**GOAL**.
Retype exactly the lines from the first one through the line with "ax.set_ylim((341 - 29.5)", including both ends; skip any pictures.

**PROVIDED MATERIAL**.
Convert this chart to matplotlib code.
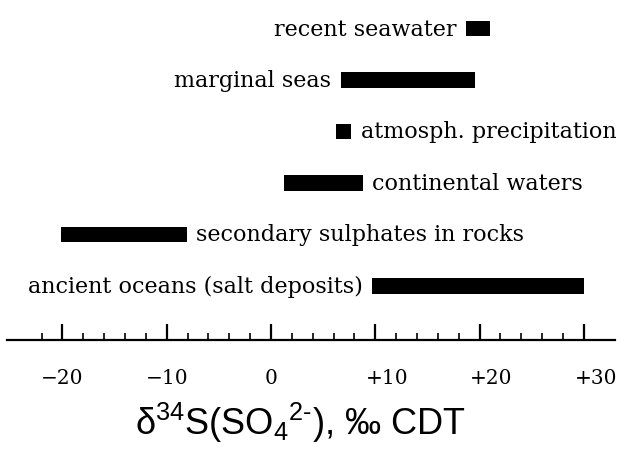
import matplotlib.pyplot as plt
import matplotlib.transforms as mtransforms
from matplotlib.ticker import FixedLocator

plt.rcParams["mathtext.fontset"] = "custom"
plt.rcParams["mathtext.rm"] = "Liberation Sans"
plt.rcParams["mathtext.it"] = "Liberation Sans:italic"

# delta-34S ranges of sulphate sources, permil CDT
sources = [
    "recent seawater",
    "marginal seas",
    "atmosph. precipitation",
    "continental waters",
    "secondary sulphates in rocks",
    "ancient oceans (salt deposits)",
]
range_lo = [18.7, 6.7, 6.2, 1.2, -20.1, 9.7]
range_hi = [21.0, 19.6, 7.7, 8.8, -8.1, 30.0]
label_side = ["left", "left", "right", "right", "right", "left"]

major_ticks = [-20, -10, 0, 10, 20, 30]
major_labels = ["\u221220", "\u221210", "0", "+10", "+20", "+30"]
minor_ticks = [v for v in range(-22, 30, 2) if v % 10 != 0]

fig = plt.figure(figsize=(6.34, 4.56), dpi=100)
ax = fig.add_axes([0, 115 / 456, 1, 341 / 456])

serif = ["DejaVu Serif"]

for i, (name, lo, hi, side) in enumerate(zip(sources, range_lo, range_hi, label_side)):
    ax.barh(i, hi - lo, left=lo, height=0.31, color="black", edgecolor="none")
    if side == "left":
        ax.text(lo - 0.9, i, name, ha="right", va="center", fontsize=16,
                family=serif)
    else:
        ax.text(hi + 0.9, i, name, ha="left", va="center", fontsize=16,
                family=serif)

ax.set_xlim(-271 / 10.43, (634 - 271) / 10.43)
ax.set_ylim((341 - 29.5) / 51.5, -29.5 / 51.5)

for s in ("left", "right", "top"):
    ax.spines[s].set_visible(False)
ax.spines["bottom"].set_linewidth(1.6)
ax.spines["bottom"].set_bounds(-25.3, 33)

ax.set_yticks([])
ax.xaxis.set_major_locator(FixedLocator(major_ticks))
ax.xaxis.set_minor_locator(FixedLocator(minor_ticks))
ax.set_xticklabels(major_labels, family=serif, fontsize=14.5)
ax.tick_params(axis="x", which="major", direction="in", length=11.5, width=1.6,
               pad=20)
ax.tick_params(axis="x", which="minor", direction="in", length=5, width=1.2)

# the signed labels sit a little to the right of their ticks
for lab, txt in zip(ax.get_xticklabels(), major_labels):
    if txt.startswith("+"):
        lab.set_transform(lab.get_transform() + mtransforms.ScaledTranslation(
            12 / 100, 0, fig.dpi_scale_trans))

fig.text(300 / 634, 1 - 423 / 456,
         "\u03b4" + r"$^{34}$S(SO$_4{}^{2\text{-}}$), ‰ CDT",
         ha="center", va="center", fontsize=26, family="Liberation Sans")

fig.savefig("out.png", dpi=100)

**RESULT OF THE EXERCISE**.
Convert this chart to matplotlib code.
import matplotlib.pyplot as plt
import matplotlib.transforms as mtransforms
from matplotlib.ticker import FixedLocator

plt.rcParams["mathtext.fontset"] = "custom"
plt.rcParams["mathtext.rm"] = "Liberation Sans"
plt.rcParams["mathtext.it"] = "Liberation Sans:italic"

# delta-34S ranges of sulphate sources, permil CDT
sources = [
    "recent seawater",
    "marginal seas",
    "atmosph. precipitation",
    "continental waters",
    "secondary sulphates in rocks",
    "ancient oceans (salt deposits)",
]
range_lo = [18.7, 6.7, 6.2, 1.2, -20.1, 9.7]
range_hi = [21.0, 19.6, 7.7, 8.8, -8.1, 30.0]
label_side = ["left", "left", "right", "right", "right", "left"]

major_ticks = [-20, -10, 0, 10, 20, 30]
major_labels = ["\u221220", "\u221210", "0", "+10", "+20", "+30"]
minor_ticks = [v for v in range(-22, 30, 2) if v % 10 != 0]

fig = plt.figure(figsize=(6.34, 4.56), dpi=100)
ax = fig.add_axes([0, 115 / 456, 1, 341 / 456])

serif = ["DejaVu Serif"]

for i, (name, lo, hi, side) in enumerate(zip(sources, range_lo, range_hi, label_side)):
    ax.barh(i, hi - lo, left=lo, height=0.31, color="black", edgecolor="none")
    if side == "left":
        ax.text(lo - 0.9, i, name, ha="right", va="center", fontsize=16,
                family=serif)
    else:
        ax.text(hi + 0.9, i, name, ha="left", va="center", fontsize=16,
                family=serif)

ax.set_xlim(-271 / 10.43, (634 - 271) / 10.43)
ax.set_ylim((341 - 29.5) / 51.5, -29.5 / 51.5)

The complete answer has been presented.